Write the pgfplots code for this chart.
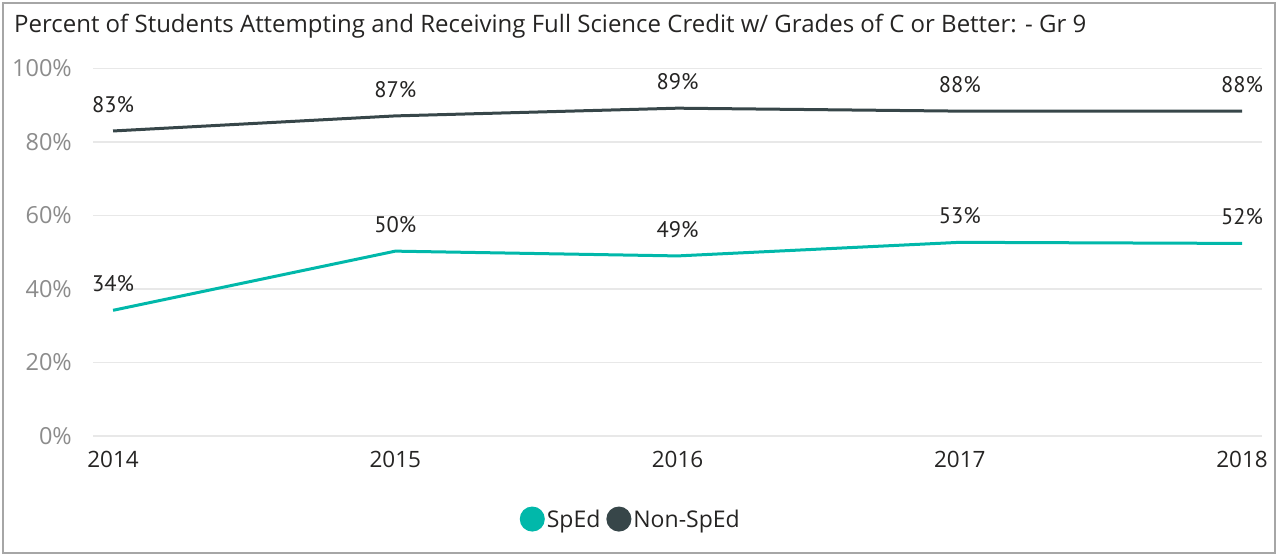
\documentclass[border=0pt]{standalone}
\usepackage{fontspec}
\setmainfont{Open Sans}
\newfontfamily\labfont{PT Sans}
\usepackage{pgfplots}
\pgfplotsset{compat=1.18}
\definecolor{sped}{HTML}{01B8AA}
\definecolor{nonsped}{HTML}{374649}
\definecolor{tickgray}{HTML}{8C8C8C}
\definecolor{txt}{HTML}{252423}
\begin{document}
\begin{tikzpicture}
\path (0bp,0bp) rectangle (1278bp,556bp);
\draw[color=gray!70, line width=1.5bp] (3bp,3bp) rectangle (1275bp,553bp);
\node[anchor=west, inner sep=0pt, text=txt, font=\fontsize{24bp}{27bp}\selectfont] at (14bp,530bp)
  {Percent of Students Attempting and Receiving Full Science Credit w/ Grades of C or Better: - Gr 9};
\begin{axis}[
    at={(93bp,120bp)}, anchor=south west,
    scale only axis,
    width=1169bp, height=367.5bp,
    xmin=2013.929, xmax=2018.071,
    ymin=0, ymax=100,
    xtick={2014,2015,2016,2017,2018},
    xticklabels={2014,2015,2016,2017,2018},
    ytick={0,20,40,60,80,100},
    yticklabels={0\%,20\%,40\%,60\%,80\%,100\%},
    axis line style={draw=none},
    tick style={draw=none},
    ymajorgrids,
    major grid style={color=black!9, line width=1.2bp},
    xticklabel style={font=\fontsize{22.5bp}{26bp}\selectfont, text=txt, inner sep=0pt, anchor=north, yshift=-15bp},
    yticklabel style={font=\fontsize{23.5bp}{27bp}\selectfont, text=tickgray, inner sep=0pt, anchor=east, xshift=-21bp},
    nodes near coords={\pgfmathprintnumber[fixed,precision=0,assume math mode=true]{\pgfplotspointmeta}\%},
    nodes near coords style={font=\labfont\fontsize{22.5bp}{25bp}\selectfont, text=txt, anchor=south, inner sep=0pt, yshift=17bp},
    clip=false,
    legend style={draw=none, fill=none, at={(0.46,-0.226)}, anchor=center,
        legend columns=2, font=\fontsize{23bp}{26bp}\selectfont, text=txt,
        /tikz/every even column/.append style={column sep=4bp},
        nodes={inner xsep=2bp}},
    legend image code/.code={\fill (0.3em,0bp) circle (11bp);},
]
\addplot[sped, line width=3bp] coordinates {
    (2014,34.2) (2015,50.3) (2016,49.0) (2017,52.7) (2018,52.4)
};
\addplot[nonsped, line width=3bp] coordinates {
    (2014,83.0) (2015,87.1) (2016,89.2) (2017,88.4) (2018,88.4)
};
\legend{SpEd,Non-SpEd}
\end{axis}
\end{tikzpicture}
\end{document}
- - - - - - -
Exercise goal → Go through the listing above and quote it exactly, apart from its images.

Result →
Write the pgfplots code for this chart.
\documentclass[border=0pt]{standalone}
\usepackage{fontspec}
\setmainfont{Open Sans}
\newfontfamily\labfont{PT Sans}
\usepackage{pgfplots}
\pgfplotsset{compat=1.18}
\definecolor{sped}{HTML}{01B8AA}
\definecolor{nonsped}{HTML}{374649}
\definecolor{tickgray}{HTML}{8C8C8C}
\definecolor{txt}{HTML}{252423}
\begin{document}
\begin{tikzpicture}
\path (0bp,0bp) rectangle (1278bp,556bp);
\draw[color=gray!70, line width=1.5bp] (3bp,3bp) rectangle (1275bp,553bp);
\node[anchor=west, inner sep=0pt, text=txt, font=\fontsize{24bp}{27bp}\selectfont] at (14bp,530bp)
  {Percent of Students Attempting and Receiving Full Science Credit w/ Grades of C or Better: - Gr 9};
\begin{axis}[
    at={(93bp,120bp)}, anchor=south west,
    scale only axis,
    width=1169bp, height=367.5bp,
    xmin=2013.929, xmax=2018.071,
    ymin=0, ymax=100,
    xtick={2014,2015,2016,2017,2018},
    xticklabels={2014,2015,2016,2017,2018},
    ytick={0,20,40,60,80,100},
    yticklabels={0\%,20\%,40\%,60\%,80\%,100\%},
    axis line style={draw=none},
    tick style={draw=none},
    ymajorgrids,
    major grid style={color=black!9, line width=1.2bp},
    xticklabel style={font=\fontsize{22.5bp}{26bp}\selectfont, text=txt, inner sep=0pt, anchor=north, yshift=-15bp},
    yticklabel style={font=\fontsize{23.5bp}{27bp}\selectfont, text=tickgray, inner sep=0pt, anchor=east, xshift=-21bp},
    nodes near coords={\pgfmathprintnumber[fixed,precision=0,assume math mode=true]{\pgfplotspointmeta}\%},
    nodes near coords style={font=\labfont\fontsize{22.5bp}{25bp}\selectfont, text=txt, anchor=south, inner sep=0pt, yshift=17bp},
    clip=false,
    legend style={draw=none, fill=none, at={(0.46,-0.226)}, anchor=center,
        legend columns=2, font=\fontsize{23bp}{26bp}\selectfont, text=txt,
        /tikz/every even column/.append style={column sep=4bp},
        nodes={inner xsep=2bp}},
    legend image code/.code={\fill (0.3em,0bp) circle (11bp);},
]
\addplot[sped, line width=3bp] coordinates {
    (2014,34.2) (2015,50.3) (2016,49.0) (2017,52.7) (2018,52.4)
};
\addplot[nonsped, line width=3bp] coordinates {
    (2014,83.0) (2015,87.1) (2016,89.2) (2017,88.4) (2018,88.4)
};
\legend{SpEd,Non-SpEd}
\end{axis}
\end{tikzpicture}
\end{document}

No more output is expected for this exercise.